Southern women slow to address race

Holcomb acknowledged she was slow to recognize “the elephant in the room”—race—early in own her studies as a church historian.

In part, she said, it was because she was focused on another group historians had ignored—women. And for the most part, Southern white women in that time failed to address the issue of race.

“Do you know you can read the letters of white Southern Baptist women—reams of them, entire archives full of them, without encountering any in-depth discussion of race? It was not only an invisible elephant in my classrooms during the 1980s; it was invisible in the primary sources of 100 years before,” she said.

In reading “piles of letters” by white Southern Baptist women, Holcomb found only one reference to lynching—a letter in which missions legend Annie Armstrong insisted northerners could not hold “Christian people of the South accountable for lynchings.”

Five years earlier, investigative journalist Ida B. Wells documented lynching as “a widespread practice used to intimidate and terrorize African Americans in the South who presented economic or political competition to the white establishment,” she noted.

However, Armstrong remained blind to the prevalence of lynching.

“Armstrong dismissed any idea that lynching was a systemic problem,” Holcomb observed. “To Armstrong, lynching was a regrettable, rare event carried out by a few bad actors in society. Good Christian people were not involved. … For all her wonderful contributions to Baptist missions, Annie Armstrong’s portrait of the South had gaping holes in it.”

The writings of Black Baptist women such as Nannie Helen Burroughs and Virginia Broughton—offered a richer and fuller view of Baptist history, Holcomb noted. However, she acknowledged gaps and blind spots remain in her perspective.

“You see, the truth of history—like the truth of the gospel—is bigger than we can possibly imagine. The more truth we uncover, the more pictures we take, the clearer the past will become,” Holcomb said.

“We cannot be afraid of the truth. We cannot shrink from the truth—even when it paints us in a negative light, even when it reveals things that we would rather not see.”

‘Convicting us with the truth’

Carol Holcomb (center), professor of church history and Baptist studies at the University of Mary Hardin-Baylor, is welcomed to East Texas Baptist University in Marshall by President J. Blair Blackburn (left) and Provost Thomas Sanders. (ETBU Photo)

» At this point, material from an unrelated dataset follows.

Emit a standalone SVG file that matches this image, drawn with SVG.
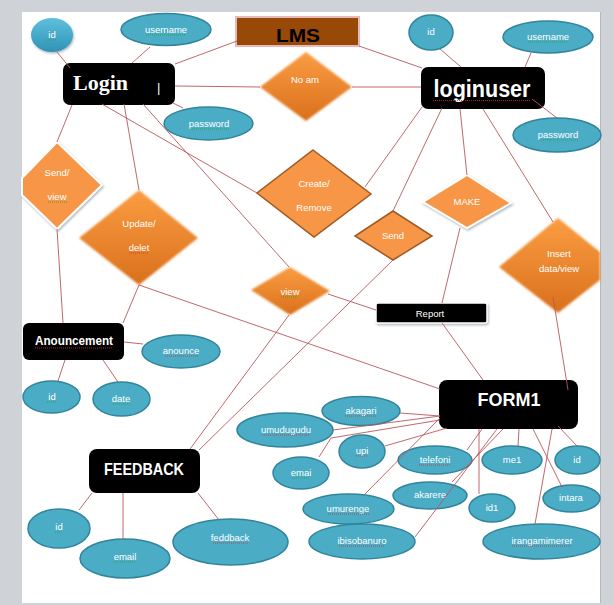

During a luncheon for faculty and guests, Holcomb further explored the relationship between Black and white Baptist women in the South. Through cooperation in missions, some white Baptist women in the South began to question their assumptions about race and participate in limited programs of racial reform, she noted. However, she characterized them as “unreliable allies” in the battle for racial justice.

At the luncheon, ETBU President J. Blair Blackburn thanked Holcomb for “having the courage to boldly confront the history of racism in Southern Baptist life.”

“I admire your candidness to clearly identify the absence of women’s voices as well as the voices of Black men and women, and their contributions to Baptist life—church, missions, education and civil rights,” he said.

“To tell the truth of history is difficult because it creates conflict. It reveals the pain and agony that too many in our country have faced. Thank you for convicting us with the truth through your remarkable Christian scholarship and study.”